Reproduce from the records below, with no pictures, exactly the lines between the one containing "Convert this chart to seaborn" and the one containing "import pandas as pd", inclusive.

• [GIVEN RECORDS]:
:::::

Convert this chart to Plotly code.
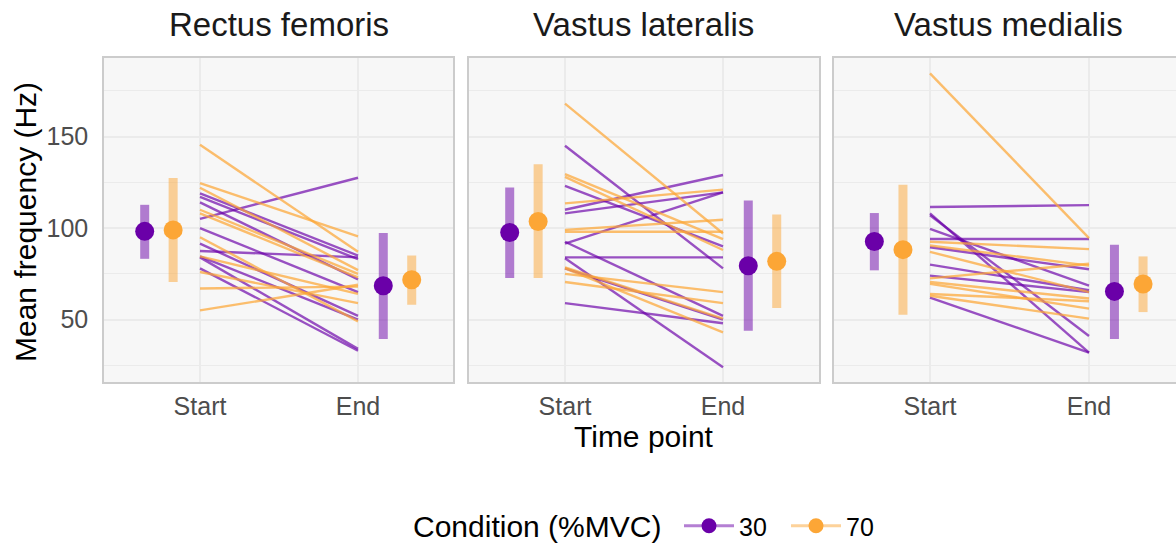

:::::

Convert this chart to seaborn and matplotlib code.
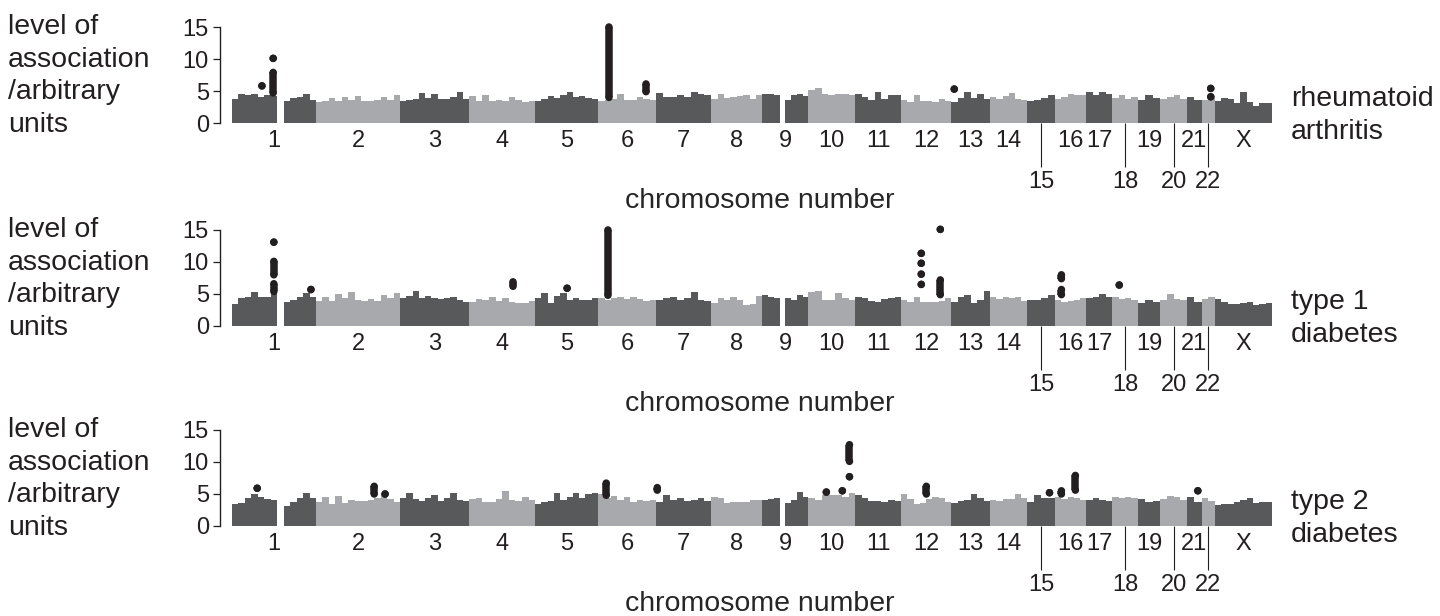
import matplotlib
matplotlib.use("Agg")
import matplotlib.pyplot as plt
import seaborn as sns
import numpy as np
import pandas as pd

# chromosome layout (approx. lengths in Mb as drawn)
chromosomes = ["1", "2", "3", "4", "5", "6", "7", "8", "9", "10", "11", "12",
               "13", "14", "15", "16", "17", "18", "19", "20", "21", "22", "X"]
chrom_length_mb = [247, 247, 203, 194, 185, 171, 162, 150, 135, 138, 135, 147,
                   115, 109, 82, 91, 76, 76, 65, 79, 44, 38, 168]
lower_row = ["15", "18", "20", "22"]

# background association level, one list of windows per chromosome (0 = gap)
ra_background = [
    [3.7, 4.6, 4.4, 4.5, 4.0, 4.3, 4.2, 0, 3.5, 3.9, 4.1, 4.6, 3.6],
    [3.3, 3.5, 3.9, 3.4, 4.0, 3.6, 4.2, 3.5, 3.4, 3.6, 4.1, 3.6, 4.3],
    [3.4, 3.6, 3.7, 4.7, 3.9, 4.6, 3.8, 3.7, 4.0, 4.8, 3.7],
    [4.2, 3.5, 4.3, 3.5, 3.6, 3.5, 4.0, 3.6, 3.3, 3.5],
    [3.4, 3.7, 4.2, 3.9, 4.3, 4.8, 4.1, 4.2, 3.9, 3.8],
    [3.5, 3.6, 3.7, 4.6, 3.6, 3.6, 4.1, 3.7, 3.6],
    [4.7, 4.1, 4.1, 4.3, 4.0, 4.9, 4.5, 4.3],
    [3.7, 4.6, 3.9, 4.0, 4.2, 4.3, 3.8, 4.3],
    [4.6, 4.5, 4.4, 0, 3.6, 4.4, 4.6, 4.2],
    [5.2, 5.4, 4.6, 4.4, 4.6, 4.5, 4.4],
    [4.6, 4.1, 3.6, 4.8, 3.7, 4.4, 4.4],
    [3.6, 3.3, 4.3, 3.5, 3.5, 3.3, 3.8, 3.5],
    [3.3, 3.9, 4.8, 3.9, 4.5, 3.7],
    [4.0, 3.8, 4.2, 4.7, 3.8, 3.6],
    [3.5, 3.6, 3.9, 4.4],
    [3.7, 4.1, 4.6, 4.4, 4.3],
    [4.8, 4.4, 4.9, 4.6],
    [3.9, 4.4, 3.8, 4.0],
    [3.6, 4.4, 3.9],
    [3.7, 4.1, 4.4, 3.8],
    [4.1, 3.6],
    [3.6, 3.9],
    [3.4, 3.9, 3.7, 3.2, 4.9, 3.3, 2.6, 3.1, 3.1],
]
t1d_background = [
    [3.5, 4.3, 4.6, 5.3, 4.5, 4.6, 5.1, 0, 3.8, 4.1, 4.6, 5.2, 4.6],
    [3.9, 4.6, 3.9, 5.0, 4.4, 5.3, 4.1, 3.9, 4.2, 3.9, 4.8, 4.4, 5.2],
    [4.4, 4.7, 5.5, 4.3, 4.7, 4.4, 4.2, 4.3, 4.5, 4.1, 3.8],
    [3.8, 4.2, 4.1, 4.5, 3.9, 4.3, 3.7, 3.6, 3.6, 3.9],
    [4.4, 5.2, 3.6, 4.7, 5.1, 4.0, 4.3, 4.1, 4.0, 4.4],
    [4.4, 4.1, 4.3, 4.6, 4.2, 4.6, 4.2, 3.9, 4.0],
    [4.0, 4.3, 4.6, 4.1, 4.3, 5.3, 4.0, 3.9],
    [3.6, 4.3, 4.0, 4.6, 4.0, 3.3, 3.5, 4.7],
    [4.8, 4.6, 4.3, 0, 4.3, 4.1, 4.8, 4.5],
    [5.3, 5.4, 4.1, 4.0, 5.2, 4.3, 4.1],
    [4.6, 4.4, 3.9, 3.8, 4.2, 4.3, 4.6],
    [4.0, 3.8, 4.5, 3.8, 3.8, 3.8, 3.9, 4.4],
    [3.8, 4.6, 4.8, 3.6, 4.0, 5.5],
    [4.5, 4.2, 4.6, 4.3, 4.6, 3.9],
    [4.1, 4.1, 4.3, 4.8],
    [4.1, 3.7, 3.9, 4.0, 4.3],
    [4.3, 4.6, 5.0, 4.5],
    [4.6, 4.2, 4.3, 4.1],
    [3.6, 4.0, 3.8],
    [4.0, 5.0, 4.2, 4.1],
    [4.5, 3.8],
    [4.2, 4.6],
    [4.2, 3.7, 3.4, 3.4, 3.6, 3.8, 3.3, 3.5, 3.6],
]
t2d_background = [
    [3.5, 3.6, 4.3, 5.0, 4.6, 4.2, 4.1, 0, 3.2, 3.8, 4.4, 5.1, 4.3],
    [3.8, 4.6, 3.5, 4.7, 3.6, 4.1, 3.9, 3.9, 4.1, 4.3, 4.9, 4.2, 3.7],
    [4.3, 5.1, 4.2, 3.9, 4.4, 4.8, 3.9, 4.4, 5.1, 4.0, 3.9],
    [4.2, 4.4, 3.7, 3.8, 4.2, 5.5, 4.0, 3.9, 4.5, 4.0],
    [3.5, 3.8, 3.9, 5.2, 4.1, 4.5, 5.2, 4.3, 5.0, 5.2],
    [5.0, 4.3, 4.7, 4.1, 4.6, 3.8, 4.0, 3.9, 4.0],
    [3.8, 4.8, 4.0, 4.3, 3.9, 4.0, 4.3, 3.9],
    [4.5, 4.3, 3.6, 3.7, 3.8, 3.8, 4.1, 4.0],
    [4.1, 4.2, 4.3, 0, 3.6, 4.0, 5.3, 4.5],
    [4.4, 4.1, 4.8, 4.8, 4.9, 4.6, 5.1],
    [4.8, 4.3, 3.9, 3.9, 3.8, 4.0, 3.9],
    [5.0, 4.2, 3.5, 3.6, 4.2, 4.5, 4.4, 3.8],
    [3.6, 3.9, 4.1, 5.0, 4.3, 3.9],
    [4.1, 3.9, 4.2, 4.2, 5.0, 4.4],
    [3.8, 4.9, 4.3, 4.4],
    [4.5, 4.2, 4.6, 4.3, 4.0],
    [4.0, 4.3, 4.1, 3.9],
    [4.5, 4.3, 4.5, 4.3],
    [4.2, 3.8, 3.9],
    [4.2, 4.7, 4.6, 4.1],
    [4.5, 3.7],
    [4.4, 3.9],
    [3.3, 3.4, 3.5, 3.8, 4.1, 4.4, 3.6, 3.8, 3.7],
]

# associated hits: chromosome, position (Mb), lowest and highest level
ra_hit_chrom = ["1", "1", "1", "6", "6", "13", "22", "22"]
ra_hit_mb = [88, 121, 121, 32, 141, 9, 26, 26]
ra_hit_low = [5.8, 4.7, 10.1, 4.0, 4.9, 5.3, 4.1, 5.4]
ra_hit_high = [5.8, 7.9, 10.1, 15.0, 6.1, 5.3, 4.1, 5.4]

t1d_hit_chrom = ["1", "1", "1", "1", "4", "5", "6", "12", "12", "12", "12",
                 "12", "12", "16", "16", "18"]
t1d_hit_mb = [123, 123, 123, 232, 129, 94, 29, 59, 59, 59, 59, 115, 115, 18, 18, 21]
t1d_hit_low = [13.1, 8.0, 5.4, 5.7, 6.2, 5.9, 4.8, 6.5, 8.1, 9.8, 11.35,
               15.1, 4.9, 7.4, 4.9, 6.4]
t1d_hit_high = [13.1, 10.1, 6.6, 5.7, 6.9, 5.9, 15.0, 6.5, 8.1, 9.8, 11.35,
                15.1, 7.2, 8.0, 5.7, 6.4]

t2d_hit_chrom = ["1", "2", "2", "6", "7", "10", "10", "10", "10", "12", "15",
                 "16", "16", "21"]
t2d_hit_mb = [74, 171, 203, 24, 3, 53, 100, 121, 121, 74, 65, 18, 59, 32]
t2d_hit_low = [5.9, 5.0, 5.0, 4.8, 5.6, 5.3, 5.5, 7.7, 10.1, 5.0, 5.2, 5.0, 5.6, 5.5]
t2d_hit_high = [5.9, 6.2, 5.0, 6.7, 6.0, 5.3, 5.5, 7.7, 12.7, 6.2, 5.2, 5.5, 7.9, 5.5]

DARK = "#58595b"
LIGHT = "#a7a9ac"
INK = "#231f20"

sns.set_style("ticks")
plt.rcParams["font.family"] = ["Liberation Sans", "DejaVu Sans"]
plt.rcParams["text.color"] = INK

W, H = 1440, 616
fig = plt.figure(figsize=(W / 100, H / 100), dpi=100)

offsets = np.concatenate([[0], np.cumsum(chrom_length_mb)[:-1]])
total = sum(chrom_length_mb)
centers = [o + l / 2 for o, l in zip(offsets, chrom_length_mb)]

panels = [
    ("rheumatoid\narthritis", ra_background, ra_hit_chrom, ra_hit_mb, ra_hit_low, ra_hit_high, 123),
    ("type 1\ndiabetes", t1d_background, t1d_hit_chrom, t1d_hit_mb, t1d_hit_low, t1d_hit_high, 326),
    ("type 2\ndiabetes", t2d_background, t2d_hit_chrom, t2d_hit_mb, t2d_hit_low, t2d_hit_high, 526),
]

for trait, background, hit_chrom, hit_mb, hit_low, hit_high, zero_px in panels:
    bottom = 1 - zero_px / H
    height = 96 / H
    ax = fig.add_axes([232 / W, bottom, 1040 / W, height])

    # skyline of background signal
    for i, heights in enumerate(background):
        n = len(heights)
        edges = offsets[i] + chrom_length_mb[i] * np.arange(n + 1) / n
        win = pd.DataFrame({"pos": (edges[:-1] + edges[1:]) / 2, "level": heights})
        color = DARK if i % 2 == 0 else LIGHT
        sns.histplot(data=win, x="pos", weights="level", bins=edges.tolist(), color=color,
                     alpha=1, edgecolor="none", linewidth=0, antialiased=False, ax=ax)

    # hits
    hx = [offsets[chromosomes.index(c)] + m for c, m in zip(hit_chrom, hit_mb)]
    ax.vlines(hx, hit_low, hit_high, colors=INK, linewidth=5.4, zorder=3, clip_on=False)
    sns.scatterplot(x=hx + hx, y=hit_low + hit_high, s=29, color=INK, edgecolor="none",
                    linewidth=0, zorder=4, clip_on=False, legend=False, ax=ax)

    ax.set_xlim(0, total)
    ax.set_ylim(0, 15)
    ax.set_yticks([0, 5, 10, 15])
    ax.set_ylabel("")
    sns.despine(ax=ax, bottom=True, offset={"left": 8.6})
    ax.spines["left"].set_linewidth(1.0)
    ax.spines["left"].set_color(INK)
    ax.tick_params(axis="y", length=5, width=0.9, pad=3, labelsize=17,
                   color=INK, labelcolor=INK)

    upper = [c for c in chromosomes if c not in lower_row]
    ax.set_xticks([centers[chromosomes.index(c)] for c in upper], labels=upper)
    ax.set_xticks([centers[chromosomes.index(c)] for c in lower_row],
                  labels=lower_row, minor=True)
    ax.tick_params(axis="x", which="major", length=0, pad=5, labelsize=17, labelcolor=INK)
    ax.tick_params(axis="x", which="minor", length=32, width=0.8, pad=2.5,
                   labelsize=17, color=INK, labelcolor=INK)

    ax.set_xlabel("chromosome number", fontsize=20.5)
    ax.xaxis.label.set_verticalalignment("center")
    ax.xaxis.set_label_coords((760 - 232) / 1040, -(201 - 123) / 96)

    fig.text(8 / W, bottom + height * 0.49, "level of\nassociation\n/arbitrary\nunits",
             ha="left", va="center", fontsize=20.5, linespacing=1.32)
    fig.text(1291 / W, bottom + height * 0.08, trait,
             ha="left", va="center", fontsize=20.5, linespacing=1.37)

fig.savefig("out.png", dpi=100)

:::::

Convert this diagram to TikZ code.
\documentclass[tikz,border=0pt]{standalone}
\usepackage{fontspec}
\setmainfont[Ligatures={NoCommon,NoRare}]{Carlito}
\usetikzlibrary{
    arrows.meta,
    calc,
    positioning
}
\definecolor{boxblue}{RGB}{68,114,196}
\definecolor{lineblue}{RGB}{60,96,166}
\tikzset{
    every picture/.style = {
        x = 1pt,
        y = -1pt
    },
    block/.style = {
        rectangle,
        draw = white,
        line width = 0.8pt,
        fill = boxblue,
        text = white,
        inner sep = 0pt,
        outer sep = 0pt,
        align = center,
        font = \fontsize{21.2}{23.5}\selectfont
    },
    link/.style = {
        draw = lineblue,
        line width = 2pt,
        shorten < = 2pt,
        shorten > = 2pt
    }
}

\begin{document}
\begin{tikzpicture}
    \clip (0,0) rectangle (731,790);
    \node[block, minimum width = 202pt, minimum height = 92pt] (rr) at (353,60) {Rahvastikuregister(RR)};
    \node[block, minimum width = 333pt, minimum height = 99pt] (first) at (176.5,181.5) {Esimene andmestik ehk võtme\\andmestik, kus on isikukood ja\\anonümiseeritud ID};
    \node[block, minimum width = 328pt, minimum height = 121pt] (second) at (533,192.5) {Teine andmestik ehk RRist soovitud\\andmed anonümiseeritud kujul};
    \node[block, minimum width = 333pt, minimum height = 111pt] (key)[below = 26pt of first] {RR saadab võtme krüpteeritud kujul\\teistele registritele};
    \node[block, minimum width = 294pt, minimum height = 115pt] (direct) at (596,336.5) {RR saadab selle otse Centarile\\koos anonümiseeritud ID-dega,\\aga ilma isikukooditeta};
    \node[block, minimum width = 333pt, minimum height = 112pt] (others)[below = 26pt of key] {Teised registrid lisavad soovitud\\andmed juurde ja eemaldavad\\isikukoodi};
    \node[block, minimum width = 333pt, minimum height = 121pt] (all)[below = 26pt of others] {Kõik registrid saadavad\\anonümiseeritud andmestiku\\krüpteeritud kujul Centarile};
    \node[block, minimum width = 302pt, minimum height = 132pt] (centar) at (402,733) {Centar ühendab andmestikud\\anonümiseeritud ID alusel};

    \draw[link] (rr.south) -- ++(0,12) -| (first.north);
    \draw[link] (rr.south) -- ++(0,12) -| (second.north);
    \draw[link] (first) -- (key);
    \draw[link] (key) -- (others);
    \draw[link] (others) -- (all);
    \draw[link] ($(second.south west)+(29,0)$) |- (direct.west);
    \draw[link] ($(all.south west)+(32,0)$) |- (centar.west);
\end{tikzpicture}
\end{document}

:::::

• [OUTPUT BELOW]:
Convert this chart to seaborn and matplotlib code.
import matplotlib
matplotlib.use("Agg")
import matplotlib.pyplot as plt
import seaborn as sns
import numpy as np
import pandas as pd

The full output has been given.